— start of Data supplied —

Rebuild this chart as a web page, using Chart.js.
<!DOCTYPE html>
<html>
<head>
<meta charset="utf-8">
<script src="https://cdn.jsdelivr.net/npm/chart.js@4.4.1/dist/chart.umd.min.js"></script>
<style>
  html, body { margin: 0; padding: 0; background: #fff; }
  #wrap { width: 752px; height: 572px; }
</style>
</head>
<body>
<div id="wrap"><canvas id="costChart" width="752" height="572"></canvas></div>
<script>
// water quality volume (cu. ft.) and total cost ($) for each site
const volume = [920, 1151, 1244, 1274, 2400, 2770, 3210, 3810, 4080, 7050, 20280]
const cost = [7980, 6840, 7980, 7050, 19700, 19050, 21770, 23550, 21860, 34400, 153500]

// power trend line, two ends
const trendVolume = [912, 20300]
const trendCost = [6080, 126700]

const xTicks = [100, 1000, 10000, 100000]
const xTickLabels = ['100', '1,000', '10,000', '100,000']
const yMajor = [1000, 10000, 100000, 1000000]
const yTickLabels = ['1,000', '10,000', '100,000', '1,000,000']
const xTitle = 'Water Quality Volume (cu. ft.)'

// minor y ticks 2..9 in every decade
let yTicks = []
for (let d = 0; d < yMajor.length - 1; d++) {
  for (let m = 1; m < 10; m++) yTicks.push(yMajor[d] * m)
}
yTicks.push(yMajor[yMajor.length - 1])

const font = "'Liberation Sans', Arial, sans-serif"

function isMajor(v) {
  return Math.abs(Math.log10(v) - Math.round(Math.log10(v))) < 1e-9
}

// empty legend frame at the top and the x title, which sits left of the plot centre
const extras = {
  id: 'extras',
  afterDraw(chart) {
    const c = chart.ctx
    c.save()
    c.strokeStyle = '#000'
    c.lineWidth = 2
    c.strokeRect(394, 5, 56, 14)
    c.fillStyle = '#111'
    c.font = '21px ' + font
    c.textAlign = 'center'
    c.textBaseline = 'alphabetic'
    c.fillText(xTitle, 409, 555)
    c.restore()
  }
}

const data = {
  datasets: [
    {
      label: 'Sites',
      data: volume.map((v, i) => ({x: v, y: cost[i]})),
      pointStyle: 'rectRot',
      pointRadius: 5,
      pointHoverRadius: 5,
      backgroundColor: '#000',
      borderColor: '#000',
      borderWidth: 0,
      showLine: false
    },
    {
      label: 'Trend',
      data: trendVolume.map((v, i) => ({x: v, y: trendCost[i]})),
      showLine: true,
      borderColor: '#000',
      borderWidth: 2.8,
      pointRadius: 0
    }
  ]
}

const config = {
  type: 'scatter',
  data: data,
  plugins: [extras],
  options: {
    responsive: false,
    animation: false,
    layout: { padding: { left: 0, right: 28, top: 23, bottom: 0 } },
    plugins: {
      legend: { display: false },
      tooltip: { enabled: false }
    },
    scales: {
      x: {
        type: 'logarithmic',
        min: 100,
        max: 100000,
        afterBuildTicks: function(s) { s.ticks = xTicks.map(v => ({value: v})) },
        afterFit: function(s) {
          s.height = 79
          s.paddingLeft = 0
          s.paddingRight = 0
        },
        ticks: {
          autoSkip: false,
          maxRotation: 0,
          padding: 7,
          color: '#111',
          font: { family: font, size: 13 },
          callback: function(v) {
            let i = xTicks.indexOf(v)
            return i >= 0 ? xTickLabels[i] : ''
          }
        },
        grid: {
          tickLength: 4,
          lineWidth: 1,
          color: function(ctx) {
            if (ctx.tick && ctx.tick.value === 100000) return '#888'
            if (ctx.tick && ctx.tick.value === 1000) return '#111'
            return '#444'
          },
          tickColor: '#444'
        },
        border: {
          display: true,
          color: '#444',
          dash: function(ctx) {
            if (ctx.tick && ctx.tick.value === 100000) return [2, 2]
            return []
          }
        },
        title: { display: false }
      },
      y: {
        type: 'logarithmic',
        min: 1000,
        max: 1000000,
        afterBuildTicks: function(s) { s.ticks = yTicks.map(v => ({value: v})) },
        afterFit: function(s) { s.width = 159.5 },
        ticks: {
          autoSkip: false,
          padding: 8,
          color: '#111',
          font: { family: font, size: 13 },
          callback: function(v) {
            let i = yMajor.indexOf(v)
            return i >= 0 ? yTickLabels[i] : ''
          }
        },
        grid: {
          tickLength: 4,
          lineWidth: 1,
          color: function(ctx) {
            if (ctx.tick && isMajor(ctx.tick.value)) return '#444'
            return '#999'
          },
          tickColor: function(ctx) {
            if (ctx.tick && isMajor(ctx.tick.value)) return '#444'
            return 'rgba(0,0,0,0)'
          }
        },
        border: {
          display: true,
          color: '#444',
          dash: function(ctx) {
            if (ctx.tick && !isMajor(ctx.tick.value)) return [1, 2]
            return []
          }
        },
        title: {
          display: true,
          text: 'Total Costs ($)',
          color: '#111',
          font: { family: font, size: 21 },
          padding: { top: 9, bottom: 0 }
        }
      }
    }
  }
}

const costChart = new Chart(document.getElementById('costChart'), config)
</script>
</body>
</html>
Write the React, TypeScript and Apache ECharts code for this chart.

— end of Data supplied —

Task details: Set the lines down exactly, from the first line of the records to the line where "const trendCost = [6080, 126700]" appears, with both ends kept.

Result of the task:
Rebuild this chart as a web page, using Chart.js.
<!DOCTYPE html>
<html>
<head>
<meta charset="utf-8">
<script src="https://cdn.jsdelivr.net/npm/chart.js@4.4.1/dist/chart.umd.min.js"></script>
<style>
  html, body { margin: 0; padding: 0; background: #fff; }
  #wrap { width: 752px; height: 572px; }
</style>
</head>
<body>
<div id="wrap"><canvas id="costChart" width="752" height="572"></canvas></div>
<script>
// water quality volume (cu. ft.) and total cost ($) for each site
const volume = [920, 1151, 1244, 1274, 2400, 2770, 3210, 3810, 4080, 7050, 20280]
const cost = [7980, 6840, 7980, 7050, 19700, 19050, 21770, 23550, 21860, 34400, 153500]

// power trend line, two ends
const trendVolume = [912, 20300]
const trendCost = [6080, 126700]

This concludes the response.